Blown by strong winds the fiery tempest roars,
Bears down new walls, and pours along the floors;
The heavens are all a-blaze, the face of night
Is cover'd with a sanguine dreadful light:
'Twas such a light involv'd thy tower, O Rome,
The dire presage of mighty Caesar's doom,
When the sun veil'd in rust his mourning head,
And frightful prodigies the skies o'erspread.
Hark! the drum thunders! far, ye crowds, retire
Behold! the ready match is tipt with fire,
The nitrous store is laid, the smutty train
With running blaze awakes the barrel'd grain;
Flames sudden wrap the walls; with sullen sound
The shatter'd pile sinks on the smoky ground.
So when the year shall have revolv'd the date,
The inevitable hour of Naples' fate,
Her sapp'd foundations shall with thunder shake,
And heave and toss upon the sulphurous lake
Earth's womb at once the fiery flood shall rend,
And in the abyss her plunging towers descend.
Consider reader, what fatigues I've known,
The toils, the perils of the wintry town;
What riots seen, what bustling crowds I bor'd,
How oft I cross'd where carts and coaches roar'd;
Yet shall I bless my labours, if mankind
Their future safety from my dangers find.
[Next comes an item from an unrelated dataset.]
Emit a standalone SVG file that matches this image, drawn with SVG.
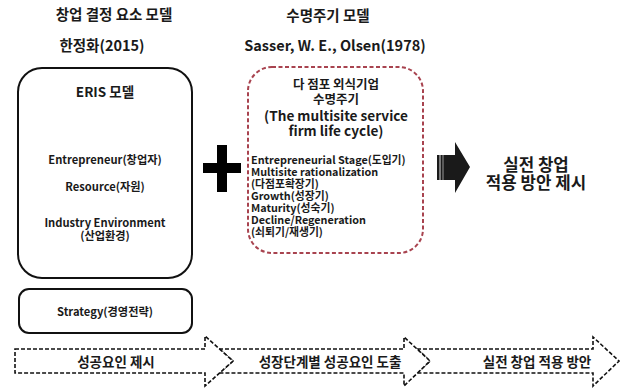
<svg xmlns="http://www.w3.org/2000/svg" width="621" height="388" viewBox="0 0 621 388">
<style>
text{font-family:"Noto Sans CJK KR","Noto Sans",sans-serif;font-weight:bold;fill:#1a1a1a}
.h{font-size:14.5px}
.t{font-size:12.5px}
.e{font-size:13.6px}
.b{font-size:13.5px}
.m{font-size:11.2px}
.l{font-size:10.8px}
.r{font-size:16.8px}
.c{text-anchor:middle}
.box{fill:#fff;stroke:#111;stroke-width:2}
.red{fill:#fff;stroke:#a8434f;stroke-width:2;stroke-dasharray:4 2.5}
.arr{fill:#fff;stroke:#111;stroke-width:1.6;stroke-dasharray:4 2}
</style>
<rect width="621" height="388" fill="#fff"/>
<g id="titles">
<text class="h c" x="114" y="20">창업 결정 요소 모델</text>
<text class="h c" x="102" y="51">한정화(2015)</text>
<text class="h c" x="328" y="21">수명주기 모델</text>
<text class="h c" x="335" y="51">Sasser, W. E., Olsen(1978)</text>
</g>
<g id="eris">
<rect class="box" x="18" y="68" width="174" height="210" rx="24"/>
<text class="c" x="105" y="97" style="font-size:13.5px">ERIS 모델</text>
<text class="m c" x="105" y="164">Entrepreneur(창업자)</text>
<text class="m c" x="105" y="191">Resource(자원)</text>
<text class="m c" x="105" y="227">Industry Environment</text>
<text class="m c" x="105" y="240">(산업환경)</text>
</g>
<g id="strategy">
<rect class="box" x="19" y="289" width="173" height="44" rx="10"/>
<text class="m c" x="105" y="316">Strategy(경영전략)</text>
</g>
<g id="plus">
<rect x="203" y="163" width="38" height="10" fill="#000"/>
<rect x="217" y="145" width="10" height="47" fill="#000"/>
</g>
<g id="lifecycle">
<rect class="red" x="248" y="67" width="175" height="186" rx="24"/>
<text class="t c" x="336" y="89">다 점포 외식기업</text>
<text class="t c" x="336" y="104">수명주기</text>
<text class="e c" x="336" y="121">(The multisite service</text>
<text class="e c" x="336" y="136">firm life cycle)</text>
<text class="l" x="251" y="164">Entrepreneurial Stage(도입기)</text>
<text class="l" x="251" y="176">Multisite rationalization</text>
<text class="l" x="251" y="188">(다점포확장기)</text>
<text class="l" x="251" y="200">Growth(성장기)</text>
<text class="l" x="251" y="212">Maturity(성숙기)</text>
<text class="l" x="251" y="224">Decline/Regeneration</text>
<text class="l" x="251" y="236">(쇠퇴기/재생기)</text>
</g>
<g id="bigarrow">
<path d="M437,155 L455,155 L455,142 L470,167 L455,193 L455,180 L437,180 Z" fill="#1a1a1a"/>
<line x1="440" y1="155" x2="440" y2="180" stroke="#ddd" stroke-width="1"/>
<line x1="443" y1="155" x2="443" y2="180" stroke="#999" stroke-width="1"/>
</g>
<g id="result">
<text class="r c" x="536" y="171">실전 창업</text>
<text class="r c" x="536" y="189">적용 방안 제시</text>
</g>
<g id="connectors">
<path class="arr" d="M417,349 L593,349 L593,337 L619,361 L593,386 L593,373 L417,373 L430,361 Z"/>
<path class="arr" d="M219,349 L404,349 L404,337 L430,361 L404,386 L404,373 L219,373 L233,361 Z"/>
<path class="arr" d="M15,349 L205,349 L205,336 L233,361 L205,386 L205,373 L15,373 Z"/>
<text class="b c" x="116" y="367">성공요인 제시</text>
<text class="b c" x="330" y="367">성장단계별 성공요인 도출</text>
<text class="b c" x="537" y="367">실전 창업 적용 방안</text>
</g>
</svg>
Thus the bold traveller, (inur'd to toil,
Whose steps have printed Asia's desert soil,
The barbarous Arabs haunt; or shivering crost
Dark Greenland's mountains of eternal frost;
Whom Providence in length of years restores
To the wish'd harbour of his native shores);
Sets forth his journals to the public view,
To caution, by his woes, the wandering crew.
And now complete my generous labours lie,
Finish'd, and ripe for Immortality.
Death shall entomb in dust this mouldering frame,
But never reach the eternal part, my fame.
, mighty names, are dead;
Or but at Chelsea under custards read:
When critics crazy bandboxes repair,
And tragedies, turn'd rockets, bounce in air:
High rais'd on Fleet-street posts, consign'd to fame,
This work shall shine, and walkers bless my name.